Швед посмотрел на часы, и что-то произнес, направляясь к порогу.
— Вертолет ждет, — перевела медсестра. — Больничная машина довезет вас до стартовой площадки.
Ватрас скосил взгляд в сторону коридора. Приезжий санитар стоял к нему в профиль, привалившись к стене плечом. Он был высок, мускулист, с квадратным подбородком.
В машине ехали молча. Врач и санитар с полным безразличием смотрели в окно, даже не удостоив за всю дорогу пациента взглядом. Все изменилось в кабине вертолета. Как показалось Калеву, лица сопровождающих настолько преобразились, что создавалось впечатление, что это были другие люди.
Зазвенели винты, завибрировала обшивка, санитар сел рядом и отвернулся к окну.
Они летели вдоль берега моря, внизу мелькали белесые гривы волн. Калев взглянул на море, и в водной паутине вдруг всплыло лицо цыганки, которая смотрела на него и покачивала головой.
Далее все происходило, как в кошмарном сне. Его завели в заброшенное помещение, задавали вопросы на эстонском языке и беспощадно били. Очухавшись, Калев в ярости схватил стул и обрушил на голову санитара, столь же твердую, как и его кулак.
…Он не имел понятия, сколько времени прошло и что было с ним перед тем, как пришел в себя. Если это дикая боль — жизнь, мелькнуло в голове, то жить не стоит. В комнате очень холодно и здорово дует. Проходит немало времени, прежде чем он открывает глаза и видит, что лежит на холодном полу, а рядом стоит тот самый тип, который у капитанского мостика опускал мешки в люк и напряженный взгляд которого он уловил в корабельном баре.
— Беднягу просто превратили в отбивную котлету, — будто сквозь сон слышит он высоко над собой противный голос врача, который вдруг заговорил на эстонском языке.
— Ему теперь одна дорога — в морг, — констатировал санитар тоже на эстонском. — У меня создается впечатление, что он, действительно, ничего не видел и ничего не знает. И мы зря его пытаем.
— Еще как видел! — рычит контрабандист. — Он видел, как мы разгружали товар. И капитанский мостик видел, и люк, куда прятали товар. Приподними его! Я провентилирую его память… Получай, гнида! Так кому же ты рассказал о том, что видел? — захлебывается слюной контрабандист. — Кто тебя послал? Кто велел следить за нами?..
Калев с трудом качнул головой.
— Решил молчать? Получай! — рычит контрабандист, и ударом ноги отправляет его в темноту.
…В голове нескончаемое жужжание, а глаза, будто ваксой смазаны. Темнота еще гуще и чернее, чем прежде. Она такая липкая, что матросу уже не выплыть на поверхность.

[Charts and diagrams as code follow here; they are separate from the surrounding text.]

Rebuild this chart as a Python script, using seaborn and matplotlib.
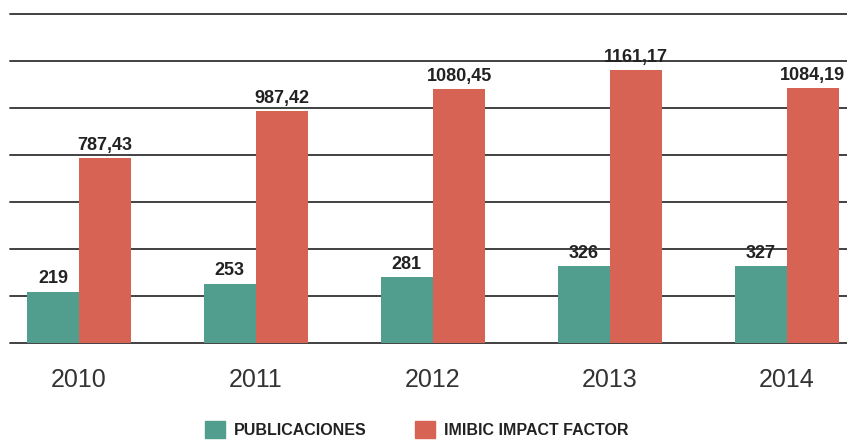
import matplotlib
matplotlib.use("Agg")
import matplotlib.pyplot as plt
import matplotlib.patches as mpatches
import pandas as pd
import seaborn as sns

# Data
years = ["2010", "2011", "2012", "2013", "2014"]
publicaciones = [219, 253, 281, 326, 327]
impact_factor = [787.43, 987.42, 1080.45, 1161.17, 1084.19]
series_names = ["PUBLICACIONES", "IMIBIC IMPACT FACTOR"]
colors = ["#519e8e", "#d66354"]

df = pd.DataFrame({
    "year": years * 2,
    "value": publicaciones + impact_factor,
    "series": [series_names[0]] * len(years) + [series_names[1]] * len(years),
})

sns.set_style("white")
plt.rcParams["font.family"] = ["Liberation Sans", "DejaVu Sans"]

fig = plt.figure(figsize=(8.47, 4.43), dpi=100)
ax = fig.add_axes([10 / 847, 1 - 343 / 443, 837 / 847, 333 / 443])

sns.barplot(data=df, x="year", y="value", hue="series", palette=colors,
            width=0.59, gap=0, saturation=1, linewidth=0, legend=False,
            ax=ax, zorder=2)

# value labels with comma decimals
def fmt(v):
    if float(v).is_integer():
        return f"{int(v)}"
    return f"{v:.2f}".replace(".", ",")

for cont in ax.containers:
    vals = [b.get_height() for b in cont]
    ax.bar_label(cont, labels=[fmt(v) for v in vals], padding=3,
                 fontsize=13, fontweight="bold", color="#222222")

ax.set_ylim(0, 1417)
ax.set_xlim(-0.39, 4.34)
ax.set_yticks(range(0, 1401, 200))
ax.yaxis.grid(True, color="#333333", linewidth=1.3)
for gl in ax.get_ygridlines():
    gl.set_clip_on(False)
ax.set_axisbelow(True)
ax.set_yticklabels([])
ax.tick_params(axis="y", length=0)
ax.tick_params(axis="x", length=0, pad=18, labelsize=18, labelcolor="#333333")
ax.set_xlabel("")
ax.set_ylabel("")
sns.despine(ax=ax, left=True, bottom=True, top=True, right=True)

handles = [mpatches.Patch(color=c, label=n) for c, n in zip(colors, series_names)]
fig.legend(handles=handles, loc="lower center", bbox_to_anchor=(0.492, -0.022),
           ncol=2, frameon=False, handlelength=1.25, handleheight=1.25,
           handletextpad=0.6, columnspacing=3.0,
           prop={"weight": "bold", "size": 11.5})
for t in fig.legends[0].get_texts():
    t.set_color("#222222")

fig.savefig("out.png", dpi=100)
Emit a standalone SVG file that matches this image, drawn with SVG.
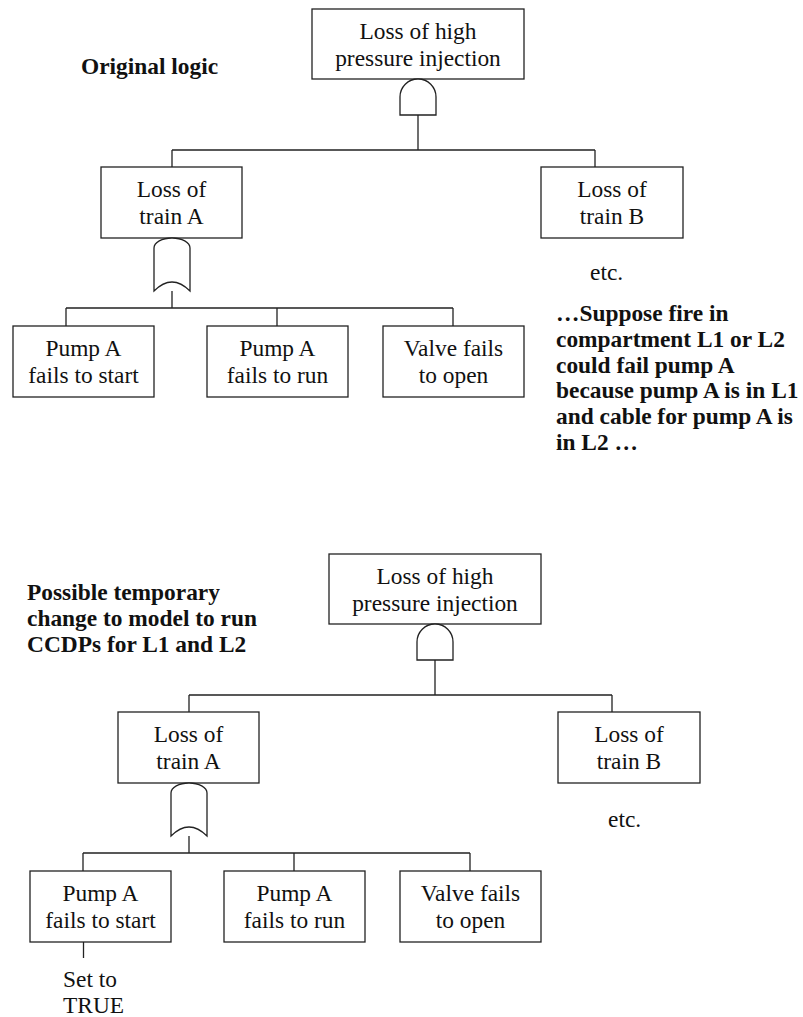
<svg xmlns="http://www.w3.org/2000/svg" width="803" height="1017" viewBox="0 0 803 1017">
<style>
.box{fill:#fff;stroke:#222;stroke-width:1.3}
.gate{fill:#fff;stroke:#222;stroke-width:1.3}
.ln{fill:none;stroke:#222;stroke-width:1.3}
.t{font-family:"Liberation Serif","Times New Roman",serif;font-size:23.4px;fill:#111;text-anchor:middle}
.n{font-family:"Liberation Serif","Times New Roman",serif;font-size:23.4px;fill:#111}
.b{font-family:"Liberation Serif","Times New Roman",serif;font-size:23.4px;font-weight:bold;fill:#111}
</style>
<defs>
<path id="andg" d="M-18,36 V18 A18,18 0 0 1 18,18 V36 Z"/>
<path id="org" d="M-18,53 V10 A18,10 0 0 1 18,10 V53 Q0,35 -18,53 Z"/>
</defs>
<rect width="803" height="1017" fill="#fff"/>

<text class="b" x="81" y="74">Original logic</text>
<text class="b">
<tspan x="556" y="321">…Suppose fire in</tspan>
<tspan x="556" y="346.8">compartment L1 or L2</tspan>
<tspan x="556" y="372.6">could fail pump A</tspan>
<tspan x="556" y="398.4">because pump A is in L1</tspan>
<tspan x="556" y="424.2">and cable for pump A is</tspan>
<tspan x="556" y="450">in L2 …</tspan>
</text>
<text class="n" x="590" y="280">etc.</text>

<text class="b">
<tspan x="27" y="600">Possible temporary</tspan>
<tspan x="27" y="626">change to model to run</tspan>
<tspan x="27" y="652">CCDPs for L1 and L2</tspan>
</text>
<text class="n" x="608" y="827">etc.</text>

<g id="connectors">
<path class="ln" d="M418,115 V150 M172,150 H595 M172,150 V167 M595,150 V167"/>
<path class="ln" d="M172,291 V308 M66,308 H453 M66,308 V326 M277,308 V326 M453,308 V326"/>
<path class="ln" d="M435,660 V695 M189,695 H612 M189,695 V712 M612,695 V712"/>
<path class="ln" d="M189,836 V853 M83,853 H470 M83,853 V871 M294,853 V871 M470,853 V871"/>
<path class="ln" d="M83.5,942 V958"/>
</g>

<g id="top-hpi">
<rect class="box" x="312" y="9" width="212" height="70"/>
<text class="t"><tspan x="418" y="38.5">Loss of high</tspan><tspan x="418" y="66">pressure injection</tspan></text>
</g>
<g id="top-and"><use href="#andg" class="gate" x="418" y="79"/></g>
<g id="top-trainA">
<rect class="box" x="101" y="167" width="141" height="71"/>
<text class="t"><tspan x="171.5" y="196.5">Loss of</tspan><tspan x="171.5" y="223.5">train A</tspan></text>
</g>
<g id="top-or"><use href="#org" class="gate" x="172" y="238"/></g>
<g id="top-trainB">
<rect class="box" x="541" y="167" width="142" height="71"/>
<text class="t"><tspan x="612" y="196.5">Loss of</tspan><tspan x="612" y="223.5">train B</tspan></text>
</g>
<g id="top-pumpstart">
<rect class="box" x="13" y="326" width="141" height="71"/>
<text class="t"><tspan x="83.5" y="355.5">Pump A</tspan><tspan x="83.5" y="382.5">fails to start</tspan></text>
</g>
<g id="top-pumprun">
<rect class="box" x="207" y="326" width="141" height="71"/>
<text class="t"><tspan x="277.5" y="355.5">Pump A</tspan><tspan x="277.5" y="382.5">fails to run</tspan></text>
</g>
<g id="top-valve">
<rect class="box" x="383" y="326" width="141" height="71"/>
<text class="t"><tspan x="453.5" y="355.5">Valve fails</tspan><tspan x="453.5" y="382.5">to open</tspan></text>
</g>

<g id="bot-hpi">
<rect class="box" x="329" y="554" width="212" height="70"/>
<text class="t"><tspan x="435" y="583.5">Loss of high</tspan><tspan x="435" y="611">pressure injection</tspan></text>
</g>
<g id="bot-and"><use href="#andg" class="gate" x="435" y="624"/></g>
<g id="bot-trainA">
<rect class="box" x="118" y="712" width="141" height="71"/>
<text class="t"><tspan x="188.5" y="741.5">Loss of</tspan><tspan x="188.5" y="768.5">train A</tspan></text>
</g>
<g id="bot-or"><use href="#org" class="gate" x="189" y="783"/></g>
<g id="bot-trainB">
<rect class="box" x="558" y="712" width="142" height="71"/>
<text class="t"><tspan x="629" y="741.5">Loss of</tspan><tspan x="629" y="768.5">train B</tspan></text>
</g>
<g id="bot-pumpstart">
<rect class="box" x="30" y="871" width="141" height="71"/>
<text class="t"><tspan x="100.5" y="900.5">Pump A</tspan><tspan x="100.5" y="927.5">fails to start</tspan></text>
</g>
<g id="bot-pumprun">
<rect class="box" x="224" y="871" width="141" height="71"/>
<text class="t"><tspan x="294.5" y="900.5">Pump A</tspan><tspan x="294.5" y="927.5">fails to run</tspan></text>
</g>
<g id="bot-valve">
<rect class="box" x="400" y="871" width="141" height="71"/>
<text class="t"><tspan x="470.5" y="900.5">Valve fails</tspan><tspan x="470.5" y="927.5">to open</tspan></text>
</g>
<g id="set-true">
<text class="n"><tspan x="63" y="987">Set to</tspan><tspan x="63" y="1013">TRUE</tspan></text>
</g>
</svg>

— Шеф, — звучит голос санитара, — неплохо было бы перекурить. И выпить тоже.
— Валяйте, — решает тот.
Калев приходит в себя и оглядывается. В запыленном стекле окна клубится свет уличного фонаря. Тусклые лучи кажутся ему огромными щупальцами отвратительного паука. Они неумолимо тянутся к нему, чтобы обхватить и раздавить обессиленное тело. Вновь скрипнула дверь, и послышался голос доктора.

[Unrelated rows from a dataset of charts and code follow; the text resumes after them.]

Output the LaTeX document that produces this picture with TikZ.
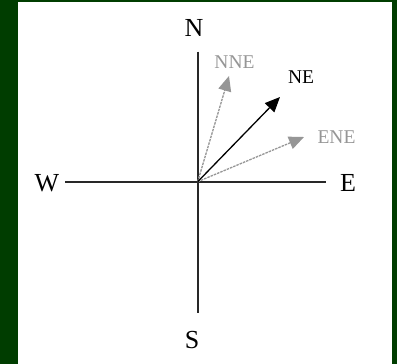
\documentclass[tikz,border=0pt]{standalone}
\usepackage{fontspec}
\setmainfont{Liberation Serif}
\usetikzlibrary{arrows.meta}
\definecolor{bggreen}{RGB}{0,61,0}
\definecolor{lightg}{RGB}{150,150,150}
\definecolor{axisg}{RGB}{40,40,40}
\begin{document}
\begin{tikzpicture}[x=1pt,y=-1pt,
  bigl/.style={font=\fontsize{26}{28}\selectfont, inner sep=0pt},
  smalll/.style={font=\fontsize{19.5}{21}\selectfont, inner sep=0pt},
  axisl/.style={draw=axisg, line width=1.6pt},
  greyarr/.style={draw=lightg, line width=1.3pt, dash pattern=on 2.5pt off 1pt, -{Triangle[length=15pt,width=13pt]}, lightg},
  blackarr/.style={draw=black, line width=1.3pt, -{Triangle[length=15pt,width=13pt]}}]
\useasboundingbox (0,0) rectangle (397,364);
\fill[bggreen] (0,0) rectangle (397,364);
\fill[white] (18,2) rectangle (392,364);
\coordinate (O) at (197.7,181.7);
\coordinate (top) at (197.7,51.7);
\coordinate (bot) at (197.7,313);
\coordinate (left) at (65,181.7);
\coordinate (right) at (326,181.7);
\coordinate (tNNE) at (229,76);
\coordinate (tNE) at (280,97);
\coordinate (tENE) at (304,137);
\draw[axisl] (top) -- (bot);
\draw[axisl] (left) -- (right);
\draw[greyarr] (O) -- (tNNE);
\draw[greyarr] (O) -- (tENE);
\draw[blackarr] (O) -- (tNE);
\node[bigl] (N) at (194,28) {N};
\node[bigl] (W) at (47,183) {W};
\node[bigl] (E) at (348,183) {E};
\node[bigl] (S) at (192,340) {S};
\node[smalll, text=lightg] (lNNE) at (234.5,62) {NNE};
\node[smalll] (lNE) at (301,77) {NE};
\node[smalll, text=lightg] (lENE) at (336.5,137) {ENE};
\end{tikzpicture}
\end{document}
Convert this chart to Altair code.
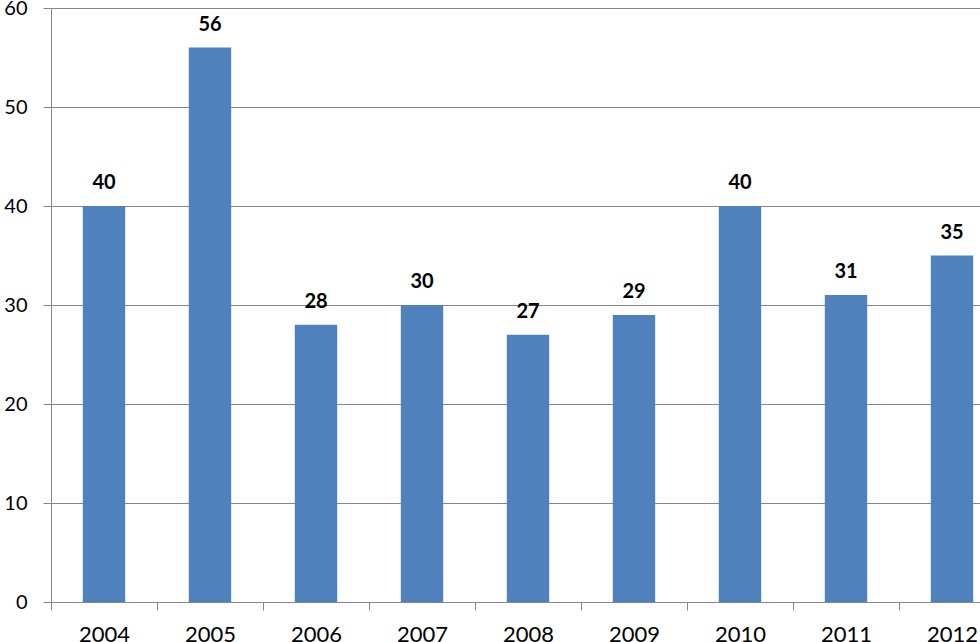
import altair as alt
import pandas as pd

years = [2004, 2005, 2006, 2007, 2008, 2009, 2010, 2011, 2012]
values = [40, 56, 28, 30, 27, 29, 40, 31, 35]
y_ticks = [0, 10, 20, 30, 40, 50, 60]

df = pd.DataFrame({"year": years, "value": values})

boundaries = [y - 0.5 for y in years]
x_domain = [years[0] - 0.5, years[0] - 0.5 + 929 / 106]

GRAY = "#868686"
FONT = "Lato"

x_scale = alt.Scale(domain=x_domain, nice=False, zero=False)
y_scale = alt.Scale(domain=[0, 60], nice=False)

base = alt.Chart(df).transform_calculate(
    x0="datum.year - 0.2", x1="datum.year + 0.2"
)

bars = base.mark_bar(color="#4F81BD").encode(
    x=alt.X(
        "x0:Q",
        scale=x_scale,
        axis=alt.Axis(
            values=boundaries,
            labelExpr="format(datum.value + 0.5, 'd')",
            labelOffset=53,
            labelFlush=False,
            labelOverlap=False,
            labelFont=FONT,
            labelFontSize=22,
            labelColor="#000000",
            labelPadding=14,
            tickSize=8,
            tickColor=GRAY,
            domainColor=GRAY,
            grid=False,
            title=None,
        ),
    ),
    x2="x1:Q",
    y=alt.Y(
        "value:Q",
        scale=y_scale,
        axis=alt.Axis(
            values=y_ticks,
            labelFont=FONT,
            labelFontSize=20,
            labelColor="#000000",
            labelPadding=16,
            tickSize=8,
            tickColor=GRAY,
            domainColor=GRAY,
            gridColor=GRAY,
            grid=True,
            title=None,
        ),
    ),
    y2=alt.datum(0),
)

labels = alt.Chart(df).mark_text(
    font=FONT, fontSize=20, fontWeight="bold", color="#000000",
    dy=-23, baseline="middle", align="center",
).encode(
    x=alt.X("year:Q", scale=x_scale),
    y=alt.Y("value:Q", scale=y_scale),
    text=alt.Text("value:Q"),
)

chart = alt.layer(bars, labels).properties(
    width=929,
    height=594,
    autosize=alt.AutoSizeParams(type="none"),
    padding={"left": 51, "top": 8, "right": 0, "bottom": 40},
    background="white",
).configure_view(strokeWidth=0)

chart.save("out.html", embed_options={"renderer": "svg", "actions": False})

— Хватит с ним возиться! Тащите в машину. Он с кем-то связывается по мобильному телефону и бросает в трубку.
— Через двадцать минут мы будем у вертолета. Прячет аппарат в карман и кивает санитару. Сильные руки без особого усилия берут его в охапку, точно вязанку дров, и куда-то несут. Только дрова бесчувственны, а он от тряски снова теряет сознание в грубом объятии незнакомца.

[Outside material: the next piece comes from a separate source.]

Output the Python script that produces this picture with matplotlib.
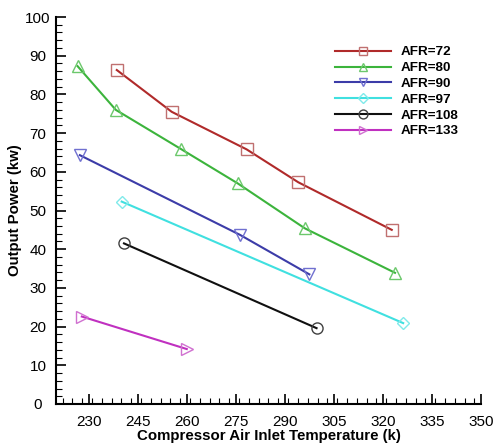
import matplotlib
matplotlib.use("Agg")
import matplotlib.pyplot as plt
from matplotlib.ticker import MultipleLocator

plt.rcParams["font.family"] = ["Liberation Sans", "DejaVu Sans"]

# AFR series: (inlet temperature K, output power kW)
afr72_t = [238.6, 255.4, 278.3, 294.1, 322.7]
afr72_p = [86.3, 75.5, 65.8, 57.3, 45.0]

afr80_t = [226.6, 238.3, 258.2, 275.6, 296.1, 323.7]
afr80_p = [87.3, 76.0, 65.9, 57.0, 45.4, 33.9]

afr90_t = [227.3, 276.3, 297.5]
afr90_p = [64.3, 43.7, 33.5]

afr97_t = [240.1, 326.2]
afr97_p = [52.3, 20.9]

afr108_t = [240.8, 299.7]
afr108_p = [41.5, 19.6]

afr133_t = [227.9, 260.0]
afr133_p = [22.6, 14.2]

series = [
    ("AFR=72", afr72_t, afr72_p, "#b02a2a", "#c07070", "s"),
    ("AFR=80", afr80_t, afr80_p, "#3cb43c", "#6cc86c", "^"),
    ("AFR=90", afr90_t, afr90_p, "#3c3ca8", "#7070d0", "v"),
    ("AFR=97", afr97_t, afr97_p, "#40e0e0", "#80eaea", "D"),
    ("AFR=108", afr108_t, afr108_p, "#101010", "#404040", "o"),
    ("AFR=133", afr133_t, afr133_p, "#c030c0", "#d070d0", ">"),
]

fig = plt.figure(figsize=(4.95, 4.44), dpi=100)
ax = fig.add_axes([0.1131, 0.0901, 0.8586, 0.8716])

for label, t, p, color, edge, marker in series:
    ms = 6.5 if marker == "D" else 8
    ax.plot(t, p, color=color, linewidth=1.5, marker=marker, markersize=ms,
            markerfacecolor="none", markeredgecolor=edge, markeredgewidth=1.0,
            label=label)

ax.set_xlim(220, 350)
ax.set_ylim(0, 100)
ax.xaxis.set_minor_locator(MultipleLocator(3))
ax.set_xticks(range(230, 351, 15))
ax.yaxis.set_major_locator(MultipleLocator(10))
ax.yaxis.set_minor_locator(MultipleLocator(2))

ax.spines["top"].set_visible(False)
ax.spines["right"].set_visible(False)
ax.spines["left"].set_linewidth(1.5)
ax.spines["bottom"].set_linewidth(1.5)
ax.tick_params(which="major", direction="in", length=7, width=1.2, labelsize=11)
ax.tick_params(which="minor", direction="in", length=4, width=0.8)
ax.tick_params(axis="x", which="major", pad=8)
ax.tick_params(axis="y", which="major", pad=13)
for lbl in ax.get_yticklabels():
    lbl.set_horizontalalignment("center")

ax.set_xlabel("Compressor Air Inlet Temperature (k)", fontsize=10.8,
              fontweight="bold", labelpad=0)
ax.set_ylabel("Output Power (kw)", fontsize=10.8, fontweight="bold", labelpad=2)

leg = fig.legend(loc="upper left", bbox_to_anchor=(335 / 495, (444 - 46) / 444),
                 frameon=False, prop={"weight": "bold", "size": 9.7},
                 handlelength=4.15, labelspacing=0.25, handletextpad=0.74,
                 borderpad=0, borderaxespad=0, markerscale=0.8)

fig.savefig("out.png", dpi=100)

Дальнейшие его ощущения представляли собой некое чередование мрака и света, причем минуты мрака куда были желаннее: они несли забвение, в то время как минуты света полны жгучей боли. Единственное свидетельство того, что он еще жив, — страдание. Откуда-то издалека доносится противный голос человека в белом халате.
— Грузите его в вертолет. Опять дребезжание винта. Последнее, что он уловил краем глаза, — блеск ножа в руках санитара. Потом? Потом ощутил острую боль над плечом… Потом его куда-то уносило, и он продолжал жить только малой своей частью — мозгом, считая удары ножа и ощущая пульсирующую струю своей собственной крови. Ему стало ясно, почему его увезли из больницы!.. Увезли, чтобы убить! Внизу колыхались волны. Он вдруг ощутил себя мухой, раздавленной на огромной зеркальной поверхности моря. И вдруг страшная мысль — это твой последний час на этом свете — опрокидывает его в головокружительное ничто.